Koetsveld, Cornelis Eliza van
Nederlands predikant en prozaschrijver (Rotterdam 24.5.1807 - Den Haag 4.11.1893). In 1825 schreef Van
Koetsveld zich in aan de universiteit van Leiden als student theologie en letteren. In 1830 werd hij predikant te
Westmaas in de Hoekse Waard, vervolgens vanaf 1838 in Schoonhoven en tenslotte vanaf 1849 in Den Haag,
waar hij ook hofprediker werd. In die laatste functie stichtte hij in Den Haag een school voor geestelijk
gehandicapten, toen nog een 'Idiotenschool' genoemd. Hij publiceerde daarover Het Idiotisme en de
Idiotenschool (1856). Van Koetsveld schreef voorts een aantal stichtelijke en theologische werken.
Als literator debuteerde hij met de schets De vriend der kranken (1838). Zijn belangrijkste literaire werk zouden
de Schetsen uit de pastorij te Mastland (1843) worden, een boek dat met de ondertitel Ernst en luim uit het leven
van den Nederlandschen dorpsleeraar anoniem verscheen. Het boek kende een grote populariteit en is nog
tijdens het leven van Van Koetsveld herhaaldelijk herdrukt.

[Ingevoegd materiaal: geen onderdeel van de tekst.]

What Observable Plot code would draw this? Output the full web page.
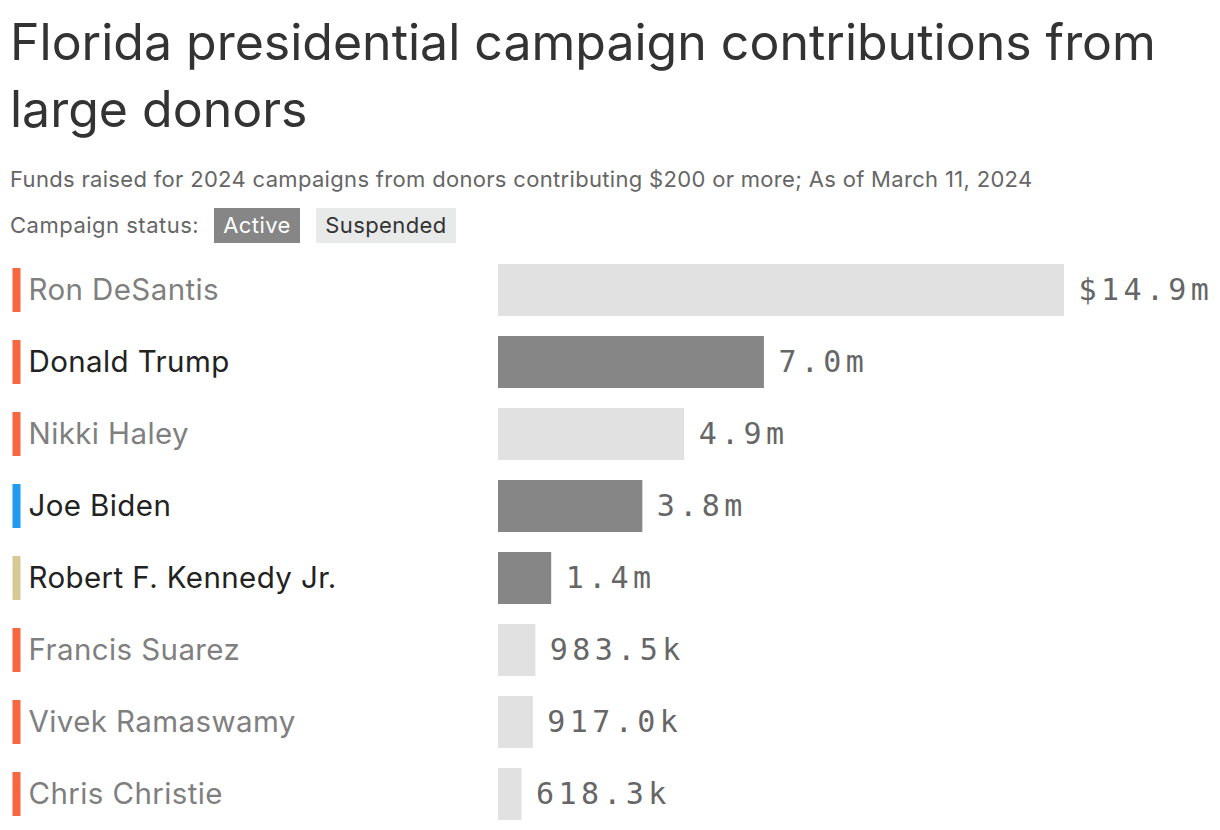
<!DOCTYPE html>
<html>
<head>
<meta charset="utf-8">
<script src="https://cdn.jsdelivr.net/npm/d3@7"></script>
<script src="https://cdn.jsdelivr.net/npm/@observablehq/plot@0.6"></script>
<style>
  html, body { margin: 0; padding: 0; background: #fff; }
  body { width: 1220px; height: 830px; position: relative; overflow: hidden; font-family: Inter, "Noto Sans", sans-serif; }
  #title { position: absolute; left: 10px; top: 9px; width: 1200px; font-size: 50px; line-height: 67px; color: #333; font-weight: 400; letter-spacing: 0px; }
  #subtitle { position: absolute; left: 10px; top: 166px; font-size: 22px; color: #666; letter-spacing: 0.32px; white-space: nowrap; }
  #legend { position: absolute; left: 0; top: 208px; width: 600px; height: 35px; font-size: 22px; color: #666; }
  #legend span { position: absolute; top: 0; height: 35px; line-height: 35px; white-space: nowrap; }
  #legend .lab { left: 10px; letter-spacing: 0.5px; }
  #legend .sw { text-align: center; letter-spacing: 0.4px; }
  #legend .active { left: 214px; width: 86px; background: #858685; color: #fff; }
  #legend .susp { left: 316px; width: 140px; background: #e8e9e9; color: #333; }
  #chart { position: absolute; left: 0; top: 254px; }
  #chart g[font-family*="Mono"] { letter-spacing: 4.4px; }
  #chart g[font-family^="Inter"] { letter-spacing: 0.4px; }
</style>
</head>
<body>
<div id="title">Florida presidential campaign contributions from large donors</div>
<div id="subtitle">Funds raised for 2024 campaigns from donors contributing $200 or more; As of March 11, 2024</div>
<div id="legend"><span class="lab">Campaign status:</span><span class="sw active">Active</span><span class="sw susp">Suspended</span></div>
<div id="chart"></div>
<script>
const candidates = ["Ron DeSantis", "Donald Trump", "Nikki Haley", "Joe Biden", "Robert F. Kennedy Jr.", "Francis Suarez", "Vivek Ramaswamy", "Chris Christie"];
const amounts = [14900000, 7000000, 4900000, 3800000, 1400000, 983500, 917000, 618300];
const statuses = ["Suspended", "Active", "Suspended", "Active", "Active", "Suspended", "Suspended", "Suspended"];
const parties = ["Republican", "Republican", "Republican", "Democrat", "Independent", "Republican", "Republican", "Republican"];

const statusColors = {Active: "#858685", Suspended: "#e0e1e0"};
const nameColors = {Active: "#222222", Suspended: "#7f7f7f"};
const partyColors = {Republican: "#f7663f", Democrat: "#1f9cf0", Independent: "#d6c995"};

const data = candidates.map((name, i) => ({name, amount: amounts[i], status: statuses[i], party: parties[i], i}));

function fmt(d) {
  const v = d.amount;
  const s = v >= 1e6 ? (v / 1e6).toFixed(1) + "m" : (v / 1e3).toFixed(1) + "k";
  return d.i === 0 ? "$" + s : s;
}

const chart = Plot.plot({
  width: 1220,
  height: 576,
  marginLeft: 498,
  marginRight: 156,
  marginTop: 0,
  marginBottom: 0,
  x: {domain: [0, d3.max(amounts)], axis: null},
  y: {domain: candidates, axis: null, paddingInner: 20 / 72, paddingOuter: 10 / 72},
  marks: [
    Plot.barX(data, {x: "amount", y: "name", fill: d => statusColors[d.status]}),
    Plot.tickX(data, {x: () => 0, y: "name", dx: -482, stroke: d => partyColors[d.party], strokeWidth: 8, insetTop: 4, insetBottom: 4}),
    Plot.text(data, {y: "name", frameAnchor: "left", dx: -470, text: "name", textAnchor: "start", fill: d => nameColors[d.status], fontSize: 29.5, fontFamily: "Inter, 'Noto Sans', sans-serif"}),
    Plot.text(data, {x: "amount", y: "name", text: fmt, textAnchor: "start", dx: 14, fill: "#666666", fontSize: 30, fontFamily: "'DejaVu Sans Mono', monospace"})
  ]
});
document.getElementById("chart").appendChild(chart);
</script>
</body>
</html>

Het werd door Potgieter en Busken Huet in hun
kritieken uitermate gunstig besproken. Potgieter plaatste het in de humoristisch-realistische traditie van die tijd
en waardeerde het boek vooral vanwege de morele verheffing die eruit sprak en die voor hem reden was het
boven Beets' Camera obscura te stellen. In feite geeft Van Koetsveld een reeks realistische dorpsvertellingen
met pastorale lessen, waarbij prediking en bekering de noden van de bevolking moeten lenigen. Dat geldt
evenzeer voor de Godsdienstige en zedelijke novellen (3 dln, 1847-1853). In 1849 verscheen nog een aanvulling
op de Schetsen uit de pastorij te Mastland met De begrafenis.
Van Koetsveld schreef ook veel voor kinderen. In 1855 publiceerde hij zijn Verspreide kinderverhalen in 1857
gevolgd door Nieuwe kinderverhalen. Een volksuitgave van zijn werken verscheen in tien delen (1874-1876). M.
Stapert Eggen verzorgde in 1978 een geannoteerde uitgave van de Schetsen uit de pastorij te Mastland in de
Amstelpaperbacks.
Literatuur: BNTL; NNBW; Oosthoek; WP-lexicon; J. ten Brink, 'Cornelis Eliza van Koetsveld', in:
Geschiedenis der Noord-Nederlandsche Letteren in de XIXe eeuw (dl I, 1888), p. 242-281; J.J. Prins, 'Levens-bericht van Dr. C.E. van Koetsveld', in: Jaarboek Mij Ned. letterkunde 1893-1894 (1894), p. 91-119; C.G.N. de
Vooys. De sociale roman en de sociale novelle in het midden van de negentiende eeuw (1912); A.J. Onstenk. "Ik
behoor bij mezelf". Cornelis Eliza van Koetsveld, 1807-1893 (1973); J.W. van Hulst, 'De sociaal-(ped)agogische
theorie en praktijk van C.E. van Koetsveld', in: Pedagogisch Forum 7 (1973) 9, p. 321-344; A.J. Onstenk,
'Cornelis van Koetsveld (1807-1893). Réveilman honoris causa', in: Aspecten van het Réveil (1980), p. 173-188;
J. Meijer. Discriminatie in domineesland. C.E. van Koetsveld 1807-1893 (1981); 'Schrijven moeten wij', over
C.E. van Koetsveld, speciaal nummer van Bloknoot 2 (1993) 6.